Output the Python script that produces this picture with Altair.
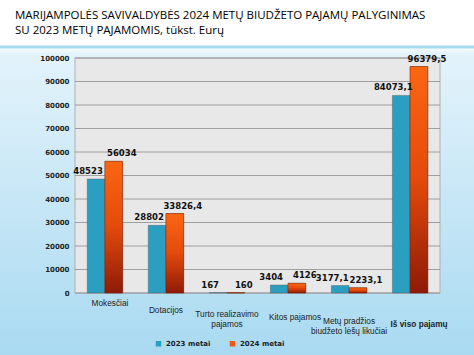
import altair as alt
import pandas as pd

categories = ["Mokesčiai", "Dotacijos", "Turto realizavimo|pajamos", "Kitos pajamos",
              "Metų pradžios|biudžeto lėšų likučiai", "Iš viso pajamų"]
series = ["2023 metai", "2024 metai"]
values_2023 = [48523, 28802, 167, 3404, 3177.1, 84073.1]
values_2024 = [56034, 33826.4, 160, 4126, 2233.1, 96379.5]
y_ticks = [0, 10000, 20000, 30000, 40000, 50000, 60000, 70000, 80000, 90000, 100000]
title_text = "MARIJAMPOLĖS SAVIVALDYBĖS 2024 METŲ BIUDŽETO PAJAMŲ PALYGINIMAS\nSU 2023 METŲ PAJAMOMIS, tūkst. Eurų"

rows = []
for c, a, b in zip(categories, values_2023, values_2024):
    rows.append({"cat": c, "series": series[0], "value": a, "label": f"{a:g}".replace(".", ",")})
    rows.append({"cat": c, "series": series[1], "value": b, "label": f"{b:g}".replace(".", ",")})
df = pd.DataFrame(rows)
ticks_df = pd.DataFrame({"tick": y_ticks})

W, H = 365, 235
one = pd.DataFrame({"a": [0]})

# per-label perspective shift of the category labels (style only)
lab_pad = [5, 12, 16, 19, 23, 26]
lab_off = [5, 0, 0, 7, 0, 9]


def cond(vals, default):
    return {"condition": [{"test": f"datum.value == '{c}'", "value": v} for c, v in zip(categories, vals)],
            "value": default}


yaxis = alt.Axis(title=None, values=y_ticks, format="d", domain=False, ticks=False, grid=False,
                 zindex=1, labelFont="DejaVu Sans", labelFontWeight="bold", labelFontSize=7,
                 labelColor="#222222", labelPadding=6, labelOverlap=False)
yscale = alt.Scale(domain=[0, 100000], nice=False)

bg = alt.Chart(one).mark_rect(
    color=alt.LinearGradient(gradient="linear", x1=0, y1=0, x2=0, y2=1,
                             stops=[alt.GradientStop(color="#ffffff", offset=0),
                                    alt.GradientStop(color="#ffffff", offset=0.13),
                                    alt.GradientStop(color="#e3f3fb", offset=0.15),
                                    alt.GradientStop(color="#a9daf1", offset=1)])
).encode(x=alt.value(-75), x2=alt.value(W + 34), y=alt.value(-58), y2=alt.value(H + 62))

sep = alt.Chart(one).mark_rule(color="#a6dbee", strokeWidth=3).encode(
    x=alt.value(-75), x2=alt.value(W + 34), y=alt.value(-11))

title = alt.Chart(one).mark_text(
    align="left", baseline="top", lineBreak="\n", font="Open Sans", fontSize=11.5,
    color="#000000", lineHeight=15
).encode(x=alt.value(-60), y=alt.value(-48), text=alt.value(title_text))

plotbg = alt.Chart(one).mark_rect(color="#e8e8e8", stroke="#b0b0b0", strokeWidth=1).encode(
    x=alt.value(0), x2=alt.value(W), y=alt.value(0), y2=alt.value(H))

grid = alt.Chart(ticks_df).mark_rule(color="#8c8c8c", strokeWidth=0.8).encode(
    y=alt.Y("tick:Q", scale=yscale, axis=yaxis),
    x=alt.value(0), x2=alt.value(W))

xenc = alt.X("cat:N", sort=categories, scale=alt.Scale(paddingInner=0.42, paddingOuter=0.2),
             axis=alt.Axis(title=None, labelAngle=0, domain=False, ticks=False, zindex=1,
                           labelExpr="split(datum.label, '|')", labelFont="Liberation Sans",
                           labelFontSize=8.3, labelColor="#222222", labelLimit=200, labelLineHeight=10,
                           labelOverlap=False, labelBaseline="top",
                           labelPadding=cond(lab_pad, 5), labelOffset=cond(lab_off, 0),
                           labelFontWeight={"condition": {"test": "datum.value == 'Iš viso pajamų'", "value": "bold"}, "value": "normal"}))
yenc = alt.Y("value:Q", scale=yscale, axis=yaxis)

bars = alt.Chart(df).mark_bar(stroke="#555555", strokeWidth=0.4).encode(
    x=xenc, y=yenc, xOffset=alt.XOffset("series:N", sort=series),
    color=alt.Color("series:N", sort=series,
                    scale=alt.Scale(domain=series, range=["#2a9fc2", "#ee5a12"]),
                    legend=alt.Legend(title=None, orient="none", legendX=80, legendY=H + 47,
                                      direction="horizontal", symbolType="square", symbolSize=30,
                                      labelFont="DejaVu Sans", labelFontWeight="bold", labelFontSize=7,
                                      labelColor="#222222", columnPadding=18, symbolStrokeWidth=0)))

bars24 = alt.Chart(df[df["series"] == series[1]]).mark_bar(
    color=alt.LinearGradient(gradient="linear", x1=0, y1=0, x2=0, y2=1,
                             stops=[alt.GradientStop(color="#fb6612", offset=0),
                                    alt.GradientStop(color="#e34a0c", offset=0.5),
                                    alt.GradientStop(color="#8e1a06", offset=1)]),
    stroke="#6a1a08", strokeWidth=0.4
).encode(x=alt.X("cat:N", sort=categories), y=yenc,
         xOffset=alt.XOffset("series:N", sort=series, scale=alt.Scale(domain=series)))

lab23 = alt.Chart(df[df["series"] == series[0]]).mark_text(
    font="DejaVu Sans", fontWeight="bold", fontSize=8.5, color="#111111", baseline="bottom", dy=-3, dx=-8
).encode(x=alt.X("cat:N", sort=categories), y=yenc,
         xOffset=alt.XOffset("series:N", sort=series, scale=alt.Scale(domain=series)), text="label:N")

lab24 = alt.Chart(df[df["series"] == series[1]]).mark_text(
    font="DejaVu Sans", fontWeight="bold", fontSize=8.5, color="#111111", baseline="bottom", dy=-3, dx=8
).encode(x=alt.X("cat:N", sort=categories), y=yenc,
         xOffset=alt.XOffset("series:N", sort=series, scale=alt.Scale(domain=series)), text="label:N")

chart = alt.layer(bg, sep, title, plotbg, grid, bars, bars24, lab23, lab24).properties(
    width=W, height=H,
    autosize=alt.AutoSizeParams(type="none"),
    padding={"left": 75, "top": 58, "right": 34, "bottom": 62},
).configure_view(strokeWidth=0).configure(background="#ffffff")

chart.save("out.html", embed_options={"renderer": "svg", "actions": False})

============================================================

### Problem requirements
Repeat the lines above exactly, and keep every picture out.

### Full response
Output the Python script that produces this picture with Altair.
import altair as alt
import pandas as pd

categories = ["Mokesčiai", "Dotacijos", "Turto realizavimo|pajamos", "Kitos pajamos",
              "Metų pradžios|biudžeto lėšų likučiai", "Iš viso pajamų"]
series = ["2023 metai", "2024 metai"]
values_2023 = [48523, 28802, 167, 3404, 3177.1, 84073.1]
values_2024 = [56034, 33826.4, 160, 4126, 2233.1, 96379.5]
y_ticks = [0, 10000, 20000, 30000, 40000, 50000, 60000, 70000, 80000, 90000, 100000]
title_text = "MARIJAMPOLĖS SAVIVALDYBĖS 2024 METŲ BIUDŽETO PAJAMŲ PALYGINIMAS\nSU 2023 METŲ PAJAMOMIS, tūkst. Eurų"

rows = []
for c, a, b in zip(categories, values_2023, values_2024):
    rows.append({"cat": c, "series": series[0], "value": a, "label": f"{a:g}".replace(".", ",")})
    rows.append({"cat": c, "series": series[1], "value": b, "label": f"{b:g}".replace(".", ",")})
df = pd.DataFrame(rows)
ticks_df = pd.DataFrame({"tick": y_ticks})

W, H = 365, 235
one = pd.DataFrame({"a": [0]})

# per-label perspective shift of the category labels (style only)
lab_pad = [5, 12, 16, 19, 23, 26]
lab_off = [5, 0, 0, 7, 0, 9]


def cond(vals, default):
    return {"condition": [{"test": f"datum.value == '{c}'", "value": v} for c, v in zip(categories, vals)],
            "value": default}


yaxis = alt.Axis(title=None, values=y_ticks, format="d", domain=False, ticks=False, grid=False,
                 zindex=1, labelFont="DejaVu Sans", labelFontWeight="bold", labelFontSize=7,
                 labelColor="#222222", labelPadding=6, labelOverlap=False)
yscale = alt.Scale(domain=[0, 100000], nice=False)

bg = alt.Chart(one).mark_rect(
    color=alt.LinearGradient(gradient="linear", x1=0, y1=0, x2=0, y2=1,
                             stops=[alt.GradientStop(color="#ffffff", offset=0),
                                    alt.GradientStop(color="#ffffff", offset=0.13),
                                    alt.GradientStop(color="#e3f3fb", offset=0.15),
                                    alt.GradientStop(color="#a9daf1", offset=1)])
).encode(x=alt.value(-75), x2=alt.value(W + 34), y=alt.value(-58), y2=alt.value(H + 62))

sep = alt.Chart(one).mark_rule(color="#a6dbee", strokeWidth=3).encode(
    x=alt.value(-75), x2=alt.value(W + 34), y=alt.value(-11))

title = alt.Chart(one).mark_text(
    align="left", baseline="top", lineBreak="\n", font="Open Sans", fontSize=11.5,
    color="#000000", lineHeight=15
).encode(x=alt.value(-60), y=alt.value(-48), text=alt.value(title_text))

plotbg = alt.Chart(one).mark_rect(color="#e8e8e8", stroke="#b0b0b0", strokeWidth=1).encode(
    x=alt.value(0), x2=alt.value(W), y=alt.value(0), y2=alt.value(H))

grid = alt.Chart(ticks_df).mark_rule(color="#8c8c8c", strokeWidth=0.8).encode(
    y=alt.Y("tick:Q", scale=yscale, axis=yaxis),
    x=alt.value(0), x2=alt.value(W))

xenc = alt.X("cat:N", sort=categories, scale=alt.Scale(paddingInner=0.42, paddingOuter=0.2),
             axis=alt.Axis(title=None, labelAngle=0, domain=False, ticks=False, zindex=1,
                           labelExpr="split(datum.label, '|')", labelFont="Liberation Sans",
                           labelFontSize=8.3, labelColor="#222222", labelLimit=200, labelLineHeight=10,
                           labelOverlap=False, labelBaseline="top",
                           labelPadding=cond(lab_pad, 5), labelOffset=cond(lab_off, 0),
                           labelFontWeight={"condition": {"test": "datum.value == 'Iš viso pajamų'", "value": "bold"}, "value": "normal"}))
yenc = alt.Y("value:Q", scale=yscale, axis=yaxis)

bars = alt.Chart(df).mark_bar(stroke="#555555", strokeWidth=0.4).encode(
    x=xenc, y=yenc, xOffset=alt.XOffset("series:N", sort=series),
    color=alt.Color("series:N", sort=series,
                    scale=alt.Scale(domain=series, range=["#2a9fc2", "#ee5a12"]),
                    legend=alt.Legend(title=None, orient="none", legendX=80, legendY=H + 47,
                                      direction="horizontal", symbolType="square", symbolSize=30,
                                      labelFont="DejaVu Sans", labelFontWeight="bold", labelFontSize=7,
                                      labelColor="#222222", columnPadding=18, symbolStrokeWidth=0)))

bars24 = alt.Chart(df[df["series"] == series[1]]).mark_bar(
    color=alt.LinearGradient(gradient="linear", x1=0, y1=0, x2=0, y2=1,
                             stops=[alt.GradientStop(color="#fb6612", offset=0),
                                    alt.GradientStop(color="#e34a0c", offset=0.5),
                                    alt.GradientStop(color="#8e1a06", offset=1)]),
    stroke="#6a1a08", strokeWidth=0.4
).encode(x=alt.X("cat:N", sort=categories), y=yenc,
         xOffset=alt.XOffset("series:N", sort=series, scale=alt.Scale(domain=series)))

lab23 = alt.Chart(df[df["series"] == series[0]]).mark_text(
    font="DejaVu Sans", fontWeight="bold", fontSize=8.5, color="#111111", baseline="bottom", dy=-3, dx=-8
).encode(x=alt.X("cat:N", sort=categories), y=yenc,
         xOffset=alt.XOffset("series:N", sort=series, scale=alt.Scale(domain=series)), text="label:N")

lab24 = alt.Chart(df[df["series"] == series[1]]).mark_text(
    font="DejaVu Sans", fontWeight="bold", fontSize=8.5, color="#111111", baseline="bottom", dy=-3, dx=8
).encode(x=alt.X("cat:N", sort=categories), y=yenc,
         xOffset=alt.XOffset("series:N", sort=series, scale=alt.Scale(domain=series)), text="label:N")

chart = alt.layer(bg, sep, title, plotbg, grid, bars, bars24, lab23, lab24).properties(
    width=W, height=H,
    autosize=alt.AutoSizeParams(type="none"),
    padding={"left": 75, "top": 58, "right": 34, "bottom": 62},
).configure_view(strokeWidth=0).configure(background="#ffffff")

chart.save("out.html", embed_options={"renderer": "svg", "actions": False})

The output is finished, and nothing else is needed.